------ Source data ------

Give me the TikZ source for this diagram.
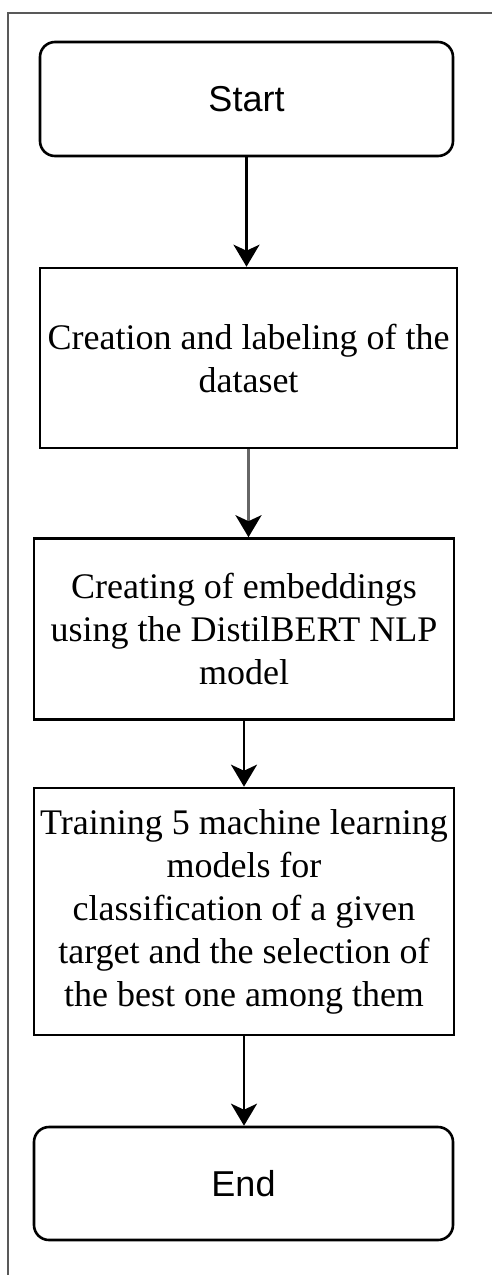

------
------ Source data ------

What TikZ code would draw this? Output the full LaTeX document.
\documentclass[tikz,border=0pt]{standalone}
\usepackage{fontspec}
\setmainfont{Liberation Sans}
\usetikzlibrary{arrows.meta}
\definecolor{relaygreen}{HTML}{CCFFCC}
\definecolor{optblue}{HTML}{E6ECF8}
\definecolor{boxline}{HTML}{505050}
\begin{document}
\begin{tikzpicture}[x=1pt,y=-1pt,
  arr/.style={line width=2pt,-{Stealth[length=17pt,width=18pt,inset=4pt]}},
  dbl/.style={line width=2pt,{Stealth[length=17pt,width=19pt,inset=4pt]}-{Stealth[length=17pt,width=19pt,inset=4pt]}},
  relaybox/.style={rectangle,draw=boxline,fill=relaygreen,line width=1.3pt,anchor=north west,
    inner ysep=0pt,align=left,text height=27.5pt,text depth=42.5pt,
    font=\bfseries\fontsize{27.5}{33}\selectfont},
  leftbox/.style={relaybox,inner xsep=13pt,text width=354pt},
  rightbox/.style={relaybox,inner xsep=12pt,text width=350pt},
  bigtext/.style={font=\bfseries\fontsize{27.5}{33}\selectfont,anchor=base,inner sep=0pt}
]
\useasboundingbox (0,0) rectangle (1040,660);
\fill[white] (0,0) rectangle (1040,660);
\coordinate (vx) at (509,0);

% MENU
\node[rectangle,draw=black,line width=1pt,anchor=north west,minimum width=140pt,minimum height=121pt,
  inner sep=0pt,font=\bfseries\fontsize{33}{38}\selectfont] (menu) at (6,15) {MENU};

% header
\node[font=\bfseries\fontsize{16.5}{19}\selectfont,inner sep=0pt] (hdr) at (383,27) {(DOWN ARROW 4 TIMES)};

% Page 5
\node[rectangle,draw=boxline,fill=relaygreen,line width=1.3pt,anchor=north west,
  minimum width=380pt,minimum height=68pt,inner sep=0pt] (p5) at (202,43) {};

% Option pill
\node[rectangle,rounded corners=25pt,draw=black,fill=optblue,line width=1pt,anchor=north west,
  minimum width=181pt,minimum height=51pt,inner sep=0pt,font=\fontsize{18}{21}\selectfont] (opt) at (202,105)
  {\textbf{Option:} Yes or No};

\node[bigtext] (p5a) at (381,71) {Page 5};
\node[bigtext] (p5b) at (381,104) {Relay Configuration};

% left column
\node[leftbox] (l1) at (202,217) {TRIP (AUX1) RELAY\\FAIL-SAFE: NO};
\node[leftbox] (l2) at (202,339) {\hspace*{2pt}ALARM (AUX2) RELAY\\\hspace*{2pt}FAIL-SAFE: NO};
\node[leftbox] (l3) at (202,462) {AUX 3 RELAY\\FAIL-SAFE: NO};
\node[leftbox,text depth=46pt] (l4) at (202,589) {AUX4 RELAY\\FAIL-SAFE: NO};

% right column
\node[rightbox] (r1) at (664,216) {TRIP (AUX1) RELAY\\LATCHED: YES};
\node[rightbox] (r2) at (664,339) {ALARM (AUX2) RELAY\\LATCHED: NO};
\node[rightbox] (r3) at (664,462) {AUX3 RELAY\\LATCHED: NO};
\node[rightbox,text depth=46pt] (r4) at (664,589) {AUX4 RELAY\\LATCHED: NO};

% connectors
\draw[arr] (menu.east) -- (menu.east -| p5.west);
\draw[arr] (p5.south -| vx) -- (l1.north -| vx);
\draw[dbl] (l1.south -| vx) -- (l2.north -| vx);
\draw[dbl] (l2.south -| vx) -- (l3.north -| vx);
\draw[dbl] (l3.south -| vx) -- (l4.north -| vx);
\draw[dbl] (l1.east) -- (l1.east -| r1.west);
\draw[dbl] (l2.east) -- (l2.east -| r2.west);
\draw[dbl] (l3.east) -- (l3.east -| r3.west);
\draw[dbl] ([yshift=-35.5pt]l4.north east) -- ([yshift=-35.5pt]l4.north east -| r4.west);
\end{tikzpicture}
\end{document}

------

| Exercise description |
Looking at the data above, return every line from the one with "What TikZ code" down to the one with "(vx) at (509,0);", exactly and inclusively.

| Response to the task |
What TikZ code would draw this? Output the full LaTeX document.
\documentclass[tikz,border=0pt]{standalone}
\usepackage{fontspec}
\setmainfont{Liberation Sans}
\usetikzlibrary{arrows.meta}
\definecolor{relaygreen}{HTML}{CCFFCC}
\definecolor{optblue}{HTML}{E6ECF8}
\definecolor{boxline}{HTML}{505050}
\begin{document}
\begin{tikzpicture}[x=1pt,y=-1pt,
  arr/.style={line width=2pt,-{Stealth[length=17pt,width=18pt,inset=4pt]}},
  dbl/.style={line width=2pt,{Stealth[length=17pt,width=19pt,inset=4pt]}-{Stealth[length=17pt,width=19pt,inset=4pt]}},
  relaybox/.style={rectangle,draw=boxline,fill=relaygreen,line width=1.3pt,anchor=north west,
    inner ysep=0pt,align=left,text height=27.5pt,text depth=42.5pt,
    font=\bfseries\fontsize{27.5}{33}\selectfont},
  leftbox/.style={relaybox,inner xsep=13pt,text width=354pt},
  rightbox/.style={relaybox,inner xsep=12pt,text width=350pt},
  bigtext/.style={font=\bfseries\fontsize{27.5}{33}\selectfont,anchor=base,inner sep=0pt}
]
\useasboundingbox (0,0) rectangle (1040,660);
\fill[white] (0,0) rectangle (1040,660);
\coordinate (vx) at (509,0);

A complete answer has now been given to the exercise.